I remember when I was around seven years old. My father allowed me to spend my summer vacation at my grandfather’s house in Guinayangan, Quezon – my father’s hometown, alone; seven bumpy hours of travel time and a couple of hundred kilometers separated me from my parents. Naturally, my mother was against the idea. My father was firm, “lalake yang anak mo. Kailangang matuto yang mag-isa.” (Your child is a boy. He has to learn to live alone.) Entrusted to my grandparents and several of my father’s siblings, I spent the summer on the beach.

The summer turned out to be a boy’s dream. For two months, my feet were covered with wounds from the sharp rocks on the beach, which I dived in every other day. I got bitten by a dog on my ass (I kid you not) when I tried to steal kaimito (star apple) from a neighbor. I spent every afternoon choosing half a dozen or so comics that my grandmother and I rented (there was no electricity at the town back then so no tv, or anything) so we’ll have something to read every night. My cousins and I played on the streets all day every single day. I first came to love oral storytelling on my grandfather’s lap. I blew off my allowance on champoy and siopao. My cousins took me to the shore and we followed the water up the ‘river’. We hiked on the forest and came across an NPA camp. If I could wake up early enough and catch the low tide, we scoured the uncovered miles of the beach looking for stranded fish, crabs, and one time, even a baby octopus. There was also a girl, but that’s another story altogether.

Two weeks before school was about to start, my father took me home. I returned to Quezon a year later, and spent every summer vacation there hence. Never in my life had I ever been as busy than when I was a boy.

I have no idea how to raise a daughter, but I have a good blueprint on how to raise a son. My parents raised me well. I could come crying home, secure in the knowledge that my mother would wash my wounds and make the hurt go away whenever accidents ended my childhood adventures. I would also be confident to take on new and amazing adventures the very next day, because my father has given me the courage and strength, and he has encouraged me to explore more and more.

The purpose of parenthood is to rear up children who could one day be good parents themselves. Much as a parent would want to take care of their children, it is only the cruel parent who protects their children from every single challenge, every single hardship, every single hurt. They would end up with adult children – those who have grown old but never grown up. My father and my mother are good parents simply because they raised me in a way that I could stand on my own – even if they’re not around.
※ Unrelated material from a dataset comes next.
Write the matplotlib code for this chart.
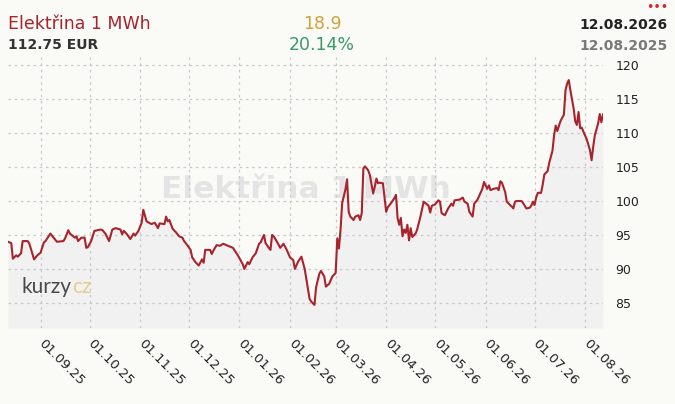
import matplotlib
matplotlib.use("Agg")
import matplotlib.pyplot as plt
import matplotlib.transforms as mtransforms
import pandas as pd
import numpy as np

# ---------------- data ----------------
dates = [
    "2025-08-12", "2025-08-14", "2025-08-15", "2025-08-17", "2025-08-18", "2025-08-20", "2025-08-21",
    "2025-08-24", "2025-08-25", "2025-08-28", "2025-08-30", "2025-09-01", "2025-09-03", "2025-09-04",
    "2025-09-07", "2025-09-09", "2025-09-11", "2025-09-15", "2025-09-16", "2025-09-18", "2025-09-19",
    "2025-09-22", "2025-09-23", "2025-09-24", "2025-09-26", "2025-09-28", "2025-09-29", "2025-09-30",
    "2025-10-02", "2025-10-04", "2025-10-08", "2025-10-09", "2025-10-11", "2025-10-13", "2025-10-15",
    "2025-10-17", "2025-10-20", "2025-10-21", "2025-10-22", "2025-10-24", "2025-10-26", "2025-10-28",
    "2025-10-29", "2025-10-31", "2025-11-02", "2025-11-03", "2025-11-05", "2025-11-08", "2025-11-10",
    "2025-11-12", "2025-11-13", "2025-11-16", "2025-11-17", "2025-11-18", "2025-11-19", "2025-11-21",
    "2025-11-23", "2025-11-25", "2025-11-27", "2025-11-28", "2025-11-30", "2025-12-02", "2025-12-03",
    "2025-12-05", "2025-12-07", "2025-12-09", "2025-12-10", "2025-12-11", "2025-12-14", "2025-12-15",
    "2025-12-16", "2025-12-18", "2025-12-20", "2025-12-22", "2025-12-24", "2025-12-28", "2025-12-31",
    "2026-01-03", "2026-01-04", "2026-01-06", "2026-01-07", "2026-01-09", "2026-01-11", "2026-01-13",
    "2026-01-14", "2026-01-16", "2026-01-17", "2026-01-19", "2026-01-20", "2026-01-21", "2026-01-22",
    "2026-01-24", "2026-01-26", "2026-01-28", "2026-01-30", "2026-02-01", "2026-02-03", "2026-02-04",
    "2026-02-06", "2026-02-08", "2026-02-10", "2026-02-11", "2026-02-13", "2026-02-14", "2026-02-16",
    "2026-02-17", "2026-02-19", "2026-02-20", "2026-02-22", "2026-02-23", "2026-02-24", "2026-02-25",
    "2026-02-27", "2026-03-01", "2026-03-02", "2026-03-03", "2026-03-04", "2026-03-05", "2026-03-07",
    "2026-03-08", "2026-03-09", "2026-03-10", "2026-03-12", "2026-03-13", "2026-03-15", "2026-03-16",
    "2026-03-17", "2026-03-18", "2026-03-19", "2026-03-21", "2026-03-22", "2026-03-24", "2026-03-25",
    "2026-03-26", "2026-03-27", "2026-03-28", "2026-03-30", "2026-04-01", "2026-04-02", "2026-04-04",
    "2026-04-06", "2026-04-07", "2026-04-08", "2026-04-09", "2026-04-10", "2026-04-11", "2026-04-12",
    "2026-04-13", "2026-04-14", "2026-04-15", "2026-04-16", "2026-04-17", "2026-04-19", "2026-04-20",
    "2026-04-22", "2026-04-24", "2026-04-27", "2026-04-28", "2026-04-29", "2026-05-01", "2026-05-03",
    "2026-05-04", "2026-05-05", "2026-05-07", "2026-05-09", "2026-05-11", "2026-05-12", "2026-05-13",
    "2026-05-16", "2026-05-18", "2026-05-19", "2026-05-21", "2026-05-22", "2026-05-24", "2026-05-25",
    "2026-05-27", "2026-05-30", "2026-05-31", "2026-06-02", "2026-06-03", "2026-06-04", "2026-06-06",
    "2026-06-08", "2026-06-09", "2026-06-10", "2026-06-11", "2026-06-13", "2026-06-14", "2026-06-16",
    "2026-06-17", "2026-06-18", "2026-06-19", "2026-06-20", "2026-06-23", "2026-06-24", "2026-06-26",
    "2026-06-28", "2026-06-29", "2026-06-30", "2026-07-01", "2026-07-02", "2026-07-03", "2026-07-05",
    "2026-07-06", "2026-07-07", "2026-07-09", "2026-07-10", "2026-07-12", "2026-07-13", "2026-07-14",
    "2026-07-15", "2026-07-16", "2026-07-17", "2026-07-19", "2026-07-20", "2026-07-21", "2026-07-22",
    "2026-07-23", "2026-07-25", "2026-07-26", "2026-07-27", "2026-07-28", "2026-07-29", "2026-07-30",
    "2026-07-31", "2026-08-02", "2026-08-03", "2026-08-04", "2026-08-05", "2026-08-06", "2026-08-07",
    "2026-08-09", "2026-08-10", "2026-08-11", "2026-08-12",
]
prices = [
    94.0, 93.8, 91.5, 92.0, 91.8, 92.3, 94.1,
    94.1, 93.8, 91.4, 92.0, 92.4, 93.9, 94.1,
    95.2, 94.6, 94.0, 94.1, 94.5, 95.7, 95.2,
    94.6, 94.8, 94.1, 94.6, 94.6, 93.1, 93.2,
    94.1, 95.6, 95.8, 95.7, 95.1, 94.1, 95.8,
    96.0, 95.8, 95.1, 95.6, 95.1, 94.4, 95.2,
    94.9, 95.6, 96.8, 98.7, 97.0, 96.6, 96.8,
    96.0, 96.7, 96.6, 97.7, 97.0, 97.2, 95.9,
    95.4, 94.8, 94.6, 94.1, 93.5, 92.8, 91.7,
    91.0, 90.5, 91.4, 90.9, 92.8, 92.8, 92.2,
    92.7, 93.5, 93.4, 93.7, 93.5, 93.1, 92.0,
    90.7, 90.0, 91.0, 90.7, 91.7, 92.3, 93.7,
    93.9, 95.0, 93.8, 93.1, 92.8, 95.0, 94.8,
    94.0, 93.1, 93.7, 92.8, 91.7, 91.3, 90.0,
    91.1, 91.8, 90.0, 88.5, 85.6, 85.2, 84.7,
    87.3, 89.3, 89.7, 88.9, 87.4, 87.6, 87.8,
    88.9, 89.4, 94.5, 93.0, 95.8, 99.7, 101.7,
    103.2, 98.4, 97.7, 97.2, 97.7, 97.9, 97.2,
    98.2, 104.8, 105.1, 104.5, 103.8, 101.1, 102.1,
    103.3, 102.6, 102.7, 102.6, 98.4, 99.1, 99.7,
    100.4, 100.9, 97.5, 96.5, 97.5, 94.8, 95.8,
    95.3, 96.5, 94.2, 96.0, 94.7, 95.2, 95.8,
    97.7, 99.9, 99.3, 98.3, 99.3, 99.5, 100.1,
    99.9, 98.2, 97.9, 98.9, 99.6, 99.3, 100.1,
    100.2, 100.5, 99.9, 99.6, 98.4, 97.7, 99.6,
    100.2, 101.8, 102.8, 101.8, 102.3, 101.6, 101.8,
    101.9, 101.6, 102.9, 102.7, 101.3, 99.9, 99.4,
    99.2, 98.9, 99.9, 100.0, 100.0, 99.7, 98.9,
    99.0, 99.3, 99.9, 99.4, 100.5, 101.2, 101.2,
    102.4, 103.9, 104.4, 105.6, 107.4, 109.7, 111.1,
    110.3, 111.1, 111.8, 112.7, 116.3, 117.3, 117.8,
    116.3, 113.6, 111.7, 111.2, 113.1, 110.7, 110.8,
    110.2, 109.1, 108.3, 107.5, 106.0, 108.0, 109.7,
    111.4, 112.8, 111.6, 112.75,
]
x_tick_dates = ["2025-09-01", "2025-10-01", "2025-11-01", "2025-12-01", "2026-01-01", "2026-02-01",
                "2026-03-01", "2026-04-01", "2026-05-01", "2026-06-01", "2026-07-01", "2026-08-01"]
x_tick_labels = ["01.09.25", "01.10.25", "01.11.25", "01.12.25", "01.01.26", "01.02.26",
                 "01.03.26", "01.04.26", "01.05.26", "01.06.26", "01.07.26", "01.08.26"]
y_ticks = [85, 90, 95, 100, 105, 110, 115, 120]
title = "Elektřina 1 MWh"
last_price = "112.75 EUR"
change_abs = "18.9"
change_pct = "20.14%"
date_to = "12.08.2026"
date_from = "12.08.2025"

# ---------------- figure ----------------
W, H = 675, 404
BG = "#fafaf7"
fig = plt.figure(figsize=(W / 100, H / 100), dpi=100, facecolor=BG)

ax_l, ax_r, ax_t, ax_b = 8, 603, 57, 328
ax = fig.add_axes([ax_l / W, 1 - ax_b / H, (ax_r - ax_l) / W, (ax_b - ax_t) / H])
ax.set_facecolor(BG)

x = pd.to_datetime(dates)
y = np.array(prices)
ymin, ymax = 81.3, 121.2

ax.set_xlim(pd.Timestamp("2025-08-12"), pd.Timestamp("2026-08-12"))
ax.set_ylim(ymin, ymax)

ax.fill_between(x, y, ymin, color="#f1f1f1", zorder=1, linewidth=0)
ax.plot(x, y, color="#a8232b", linewidth=1.5, zorder=4, solid_joinstyle="round")

# grid / ticks
ax.set_yticks(y_ticks)
ax.set_xticks(pd.to_datetime(x_tick_dates))
ax.set_xticklabels(x_tick_labels)
ax.grid(True, color="#c9c9c9", linestyle=(0, (2, 3)), linewidth=0.9, zorder=2)
ax.set_axisbelow(False)
for s in ax.spines.values():
    s.set_visible(False)

ax.yaxis.tick_right()
ax.tick_params(axis="y", length=0, pad=9, labelsize=9, labelcolor="#222222")
ax.tick_params(axis="x", length=0, pad=6.5, labelsize=9.5, labelcolor="#222222")
offset = mtransforms.ScaledTranslation(5 / 100, 0, fig.dpi_scale_trans)
for lbl in ax.get_xticklabels():
    lbl.set_rotation(-45)
    lbl.set_ha("left")
    lbl.set_va("top")
    lbl.set_rotation_mode("anchor")
    lbl.set_transform(lbl.get_transform() + offset)

# watermark (inside the axes, below the line)
ax.text(306 / W, 1 - 189 / H, title, transform=fig.transFigure, ha="center", va="center",
        fontsize=22.5, fontweight="bold", color="#e4e4e4", zorder=1.5)

# logo
ax.text(22 / W, 1 - 293 / H, "kurzy", transform=fig.transFigure, fontsize=15, color="#4a4a4a",
        family="Lato", ha="left", va="baseline", zorder=3)
ax.text(72 / W, 1 - 293 / H, "cz", transform=fig.transFigure, fontsize=15, color="#e2cf90",
        family="Lato", ha="left", va="baseline", zorder=3)

# header
fig.text(8 / W, 1 - 29 / H, title, fontsize=12.5, color="#a8232b", ha="left", va="baseline")
fig.text(8 / W, 1 - 49 / H, last_price, fontsize=10, fontweight="bold", color="#333333",
         ha="left", va="baseline")
fig.text(322 / W, 1 - 29 / H, change_abs, fontsize=12.5, color="#d2a33a", ha="center", va="baseline")
fig.text(322 / W, 1 - 50 / H, change_pct, fontsize=12.5, color="#3a9a68", ha="center", va="baseline")
fig.text(668 / W, 1 - 29 / H, date_to, fontsize=10, fontweight="bold", color="#222222",
         ha="right", va="baseline")
fig.text(668 / W, 1 - 50 / H, date_from, fontsize=10, fontweight="bold", color="#7a7a7a",
         ha="right", va="baseline")
fig.text(668 / W, 1 - 11 / H, "•••", fontsize=9, color="#e0202a", ha="right", va="baseline")

fig.savefig("out.png", dpi=100, facecolor=BG)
God is of the same way. When we are new believers, He makes His presence known to us and envelops us in His hands as we crawl around. Being a good parent, however, He does not want us to crawl around for the rest of our lives. Slowly, He raises us up and gradually withdraws His hands so that we may learn to stand and walk on our own. This is the only way we can grow – for there is no room for faith where certainty dwells. As C.S. Lewis said in his famous letters, when a man who stumbles and looks at the universe and sees no presence of his God yet continues to stand up and obey, that is the moment when God is most pleased.